The 2012/2013 Ghana Premier League began last weekend and the average performance of the knights of the whistle was impressive. I heard a Chief Executive Officer of a club concede on radio, after his team lost at home, that the referee was fair and that he would award him 90% overall. Thumbs up to the CEO! I would not have put my fingers on the keyboard to type this piece if I had not heard analysts on radio commending the performance of a referee I thought did not live up to scratch. I just felt it was proper to apply the carrot-and-the-stick approach to refereeing and those who performed poorly should be made aware in order to let them perform better and that mere propaganda will not do the league any good.
Asante Kotoko-Amidaus match
The Kumasi Asante Kotoko-Amidaus Professional match was shown live on television and for any body to say the man in the centre of affairs performed well will definitely be deceiving and undermining the public and viewers respectively. Charles Nii Tagoe performed below average in my estimation.
First of all, I was flabbergasted to see how the referee allowed Yahaya Mohammed, skipper of Amidaus Professionals to appear with such an arm band on the pitch. Inasmuch as it is the responsibility of the kits manager of the club to see to the proper accessories on players, it behoves on referees as well to make sure the kits are suitable for the game. That is why the pre-match conference is vital. But since a referee cannot guarantee what a player may carry with him (or her) onto the field, after a pre-match conference, it is important to conduct a cursory check. It is part of the routine for referees. It is just like a referee doing the mandatory count of the number of players on the field before each half. Indeed in the modern game, a referee also makes sure accessories such as finger rings and ear rings are not brought onto the field. Therefore, it was hard for me to swallow how Referee Charles Nii Tagoe allowed Yahaya Mohammed to last about 75min on the field with such an arm band demeaning of the league. Worse of all, when he was being subbed, Mohammed untied that swatch and tied it to the arm of Roger Adongo, who in turn tied it to the arm of substitute Isaac Kommietey when Adongo was coming out of the field. Even if referee Tagoe did not see this when the captains exchanged pennants before the game, he should have noted when they were being subbed. Though the responsibility of wearing a proper arm band may lie within the ambits of the Premier League Board, I guess it is also within referees’ full rights to insist that the proper arm band is worn by captains. It is as important as insisting an ambulance is parked within a stadium before a game.

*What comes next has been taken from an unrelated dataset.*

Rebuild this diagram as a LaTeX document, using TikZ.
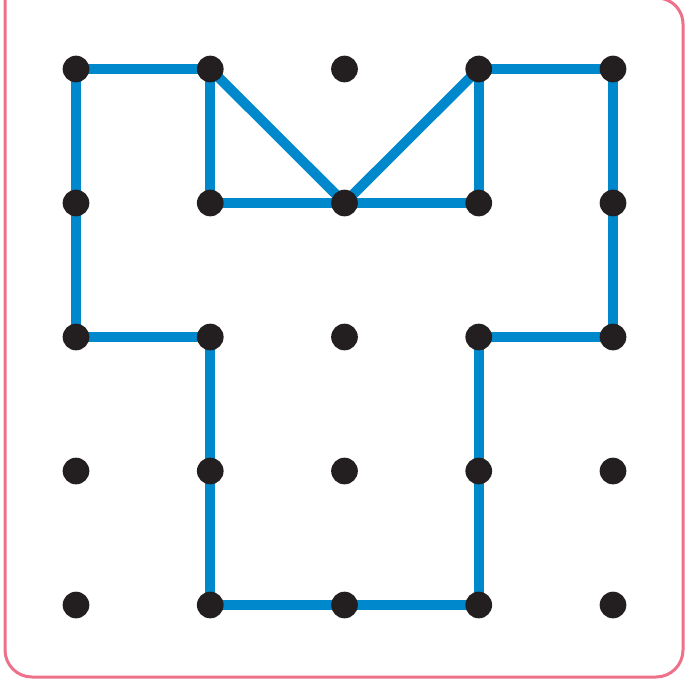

Secondly, I was struck at the negligence of referee Tagoe to some infringements in the game. Yahaya Mohammed was left unpunished after an intentional challenge on an opponent with his right foot. Though both players went in for an aerial tackle, Mohammed, after clearing the ball with his left foot, thrust his right straight into the trunk of Kofi Nti Boakyi. He was not even cautioned by the referee. Disappointing! Another case was when Kwabena Adusei was only yellow carded after he had blocked a goal scoring chance for an Amidaus striker. He was then the last man. At that point I thought a straight red card was as appropriate as the yellow card shown. The most disgusting was when referee Nii Tagoe had to show only the yellow card to Kotoko goalkeeper Isaac Amoako in a clear case of ‘last-man-in-defence.’ Amoako came out of his penalty area and handled the ball only to get away with a yellow card. I thought it should have been a straight red card! Worse still, referee Tagoe gave no indication that that infringement should be an indirect kick. Indeed, if a goalie handles a ball outside the penalty area it is adjudged an indirect rather than a free kick. I was waiting for Nii Tagoe to raise his left arm to indicate as such but he kept it to his trunk. What could be his decision if Yahaya Mohammed’s straight shot had gone into the net?
Even if I give the centre referee the benefit of the doubt, what were the assistant referees doing. Were they also not privy to this law in the game? Or they did not have any means to communicate with the centre referee? Well, I may waive it then simply because the PLB came out that communication devices for referees will be introduced to facilitate officiating starting the 2012/2013 season. The devices were conspicuously absent! But the issue of devices aside, officiating did not go well in my estimation. No wonder a ball boy threw a ball onto the pitch when one had not even gone out of play. I would have been very surprised if referee Tagoe had allowed play to continue during that period. But he was perfectly up to the task at that point as he rushed to the ball boy to issue some stern warnings. It was perfectly in order.
This is just the start of the league but corrective measures must begin to be put in place so that at least for once, Ghana can have a crisis-free league. It begins with referees.